Reviewed by Maitland McDonagh

A hip-hop reimagining of The Great Gatsby that fails both as an update of F. Scott Fitzgerald's dissection of American aspirations and class barriers and on its own boorish terms, this shallow tragedy of manners was conceived by Andrew Lauren, the son of designer Ralph (who, coincidentally, costumed the 1971 remake of GATSBY). Journalist Tre (Andre Royo) is assigned to profile self-made rap mogul Summer G (Richard T. Jones) for "True Flow" magazine. G is summering in the Hamptons, surrounded by bodyguards, hangers on and protégés, including girlfriend Daizy Duke (Jillian Lindsey), who's agitating to make the transition from rapping to singing; Craig Lewis (Laz Alonso), who hasn't had a hit in two years — much to the dismay of his material girlfriend, Nicole (Lalanya Masters); and up-and-comer B. Mo Smoove (Nicoye Banks).

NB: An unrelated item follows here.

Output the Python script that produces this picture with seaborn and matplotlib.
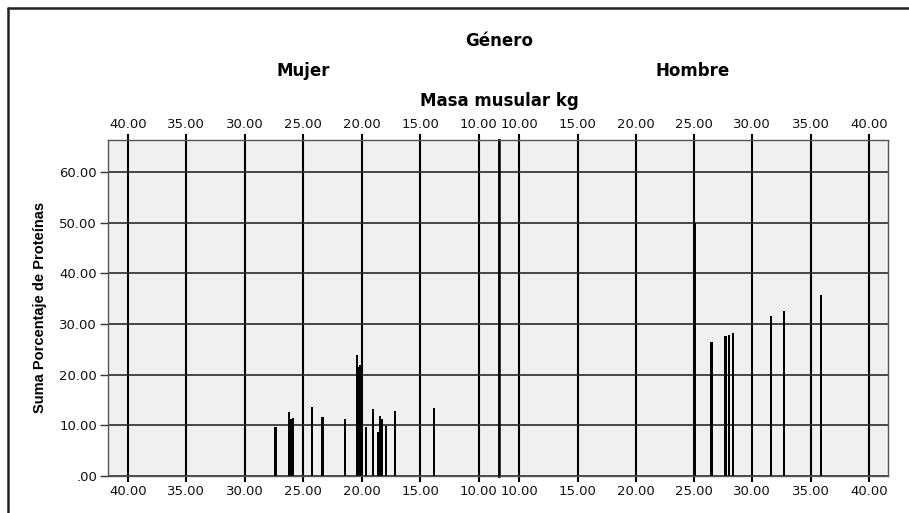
import numpy as np
import pandas as pd
import matplotlib
matplotlib.use("Agg")
import matplotlib.pyplot as plt
from matplotlib.lines import Line2D
from matplotlib.ticker import FuncFormatter
import seaborn as sns

# values
mujer_masa = [27.37, 26.2, 26.03, 25.9, 24.23, 23.35, 21.43, 20.37, 20.27, 20.18,
              20.09, 19.63, 19.03, 18.57, 18.43, 18.26, 17.94, 17.14, 13.83]
mujer_prot = [9.6, 12.7, 11.2, 11.5, 13.7, 11.7, 11.2, 23.8, 21.0, 21.5,
              21.9, 9.6, 13.2, 8.6, 11.9, 11.2, 9.9, 12.8, 13.5]
hombre_masa = [25.09, 26.49, 27.69, 27.97, 28.37, 29.94, 31.6, 32.69, 35.91]
hombre_prot = [50.0, 26.4, 27.6, 27.9, 28.3, 29.8, 31.5, 32.6, 35.8]

x_ticks = [40, 35, 30, 25, 20, 15, 10]
y_ticks = [0, 10, 20, 30, 40, 50, 60]

df_m = pd.DataFrame({"masa": mujer_masa, "prot": mujer_prot})
df_h = pd.DataFrame({"masa": hombre_masa, "prot": hombre_prot})

sns.set_style("white")
plt.rcParams["font.family"] = ["DejaVu Sans"]
plt.rcParams["text.color"] = "black"

fig = plt.figure(figsize=(9.09, 5.13), dpi=100)
W, H = 909, 513
x0, xm, x1 = 108 / W, 499 / W, 888 / W
y0, y1 = 1 - 476 / H, 1 - 139.5 / H
ax_m = fig.add_axes([x0, y0, xm - x0, y1 - y0])
ax_h = fig.add_axes([xm, y0, x1 - xm, y1 - y0], sharey=ax_m)

bar_w = 0.19
for ax, df in [(ax_m, df_m), (ax_h, df_h)]:
    native = np.min(np.diff(np.unique(df.masa)))
    sns.barplot(data=df, x="masa", y="prot", native_scale=True, estimator="sum",
                errorbar=None, color="black", width=bar_w / native,
                linewidth=0, saturation=1, ax=ax)
    ax.set_facecolor("#f0f0f0")
    ax.set_axisbelow(True)
    ax.grid(axis="x", color="black", lw=1.5)
    ax.grid(axis="y", color="#2a2a2a", lw=1.2)
    ax.set_xticks(x_ticks)
    ax.xaxis.set_major_formatter(FuncFormatter(lambda v, _: f"{v:.2f}"))
    ax.tick_params(axis="x", top=True, labeltop=True, bottom=True, labelbottom=True,
                   length=4.5, width=1.5, color="black", pad=1.8, labelsize=9.5,
                   labelcolor="#111111")
    ax.set_xlabel("")
    ax.set_ylabel("")
    for s in ax.spines.values():
        s.set_color("#555555")
        s.set_linewidth(1)

ax_m.set_xlim(41.7, 8.25)
ax_h.set_xlim(8.25, 41.65)
ax_m.set_ylim(0, 66.4)
ax_m.set_yticks(y_ticks)
ax_m.yaxis.set_major_formatter(FuncFormatter(lambda v, _: f"{v:.2f}" if v else ".00"))
ax_m.tick_params(axis="y", left=True, length=5.8, width=1, color="#333333",
                 pad=2, labelsize=9.5, labelcolor="#111111")
ax_h.tick_params(axis="y", left=False, labelleft=False)
ax_m.spines["right"].set_color("black")
ax_m.spines["right"].set_linewidth(1.8)
ax_h.spines["left"].set_color("black")
ax_h.spines["left"].set_linewidth(1.8)

# titles
fig.text(499 / W, 1 - 41 / H, "Género", ha="center", va="center",
         fontsize=12, fontweight="bold")
fig.text(303 / W, 1 - 71 / H, "Mujer", ha="center", va="center",
         fontsize=12, fontweight="bold")
fig.text(693 / W, 1 - 71 / H, "Hombre", ha="center", va="center",
         fontsize=12, fontweight="bold")
fig.text(499 / W, 1 - 101 / H, "Masa musular kg", ha="center", va="center",
         fontsize=12, fontweight="bold")
fig.text(40 / W, 1 - 307 / H, "Suma Porcentaje de Proteínas", rotation=90,
         ha="center", va="center", fontsize=10.5, fontweight="bold",
         family=["Liberation Sans", "DejaVu Sans"])

# outer chart frame (top and left edges visible)
fig.add_artist(Line2D([8 / W, 1], [1 - 8 / H, 1 - 8 / H], transform=fig.transFigure,
                      color="#222222", lw=1.8))
fig.add_artist(Line2D([8 / W, 8 / W], [0, 1 - 8 / H], transform=fig.transFigure,
                      color="#222222", lw=1.8))

fig.savefig("out.png", dpi=100)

Tre's beautiful, refined cousin, Sky Hightower (Chenoa Maxwell), and her husband, philandering businessman Chip (Dorian Harewood), have a house nearby, where Tre plans to stay while working on the piece. But he finds himself in the middle of not one but two sticky situations. Chip, whose father owns "True Flow," pressures Tre to help him conceal his current infidelity with the vulgar Ladara (Marcia Wright) from Sky. And G, who dated Sky when they were both struggling students at F.I.T. but lost her to Chip, threatens to withhold access if Tre doesn't help him reestablish contact with Sky. After a rocky start, G and Sky rekindle their passionate romance, enraging Daizy; their relationship plays out in counterpoint to B. Mo's pursuit of Ladara's down-to-earth sister, Shelly (Sonja Sohn), who wants no part of no-account players, and Craig and Nicole's deteriorating relationship. More experienced directors than Christopher Scott Cherot have been dragged down by multiple subplots, but the movie's troubles are more fundamental. Cherot and cowriter Charles E. Drew Jr. create equivalents for Fitzgerald's characters without bothering to flesh them out, so it's hard to care what trouble they get themselves into. Their sole effort to lend depth to the frantic goings on involves Tre asking various characters whether "hip-hop has heart." What he seems to want to know (for a journalist he's maddeningly careless with words) is whether mainstream success has transformed a vibrant form of expression rooted in economic and cultural marginalization into a deracinated corporate product. Probably needless to say, no one has an answer.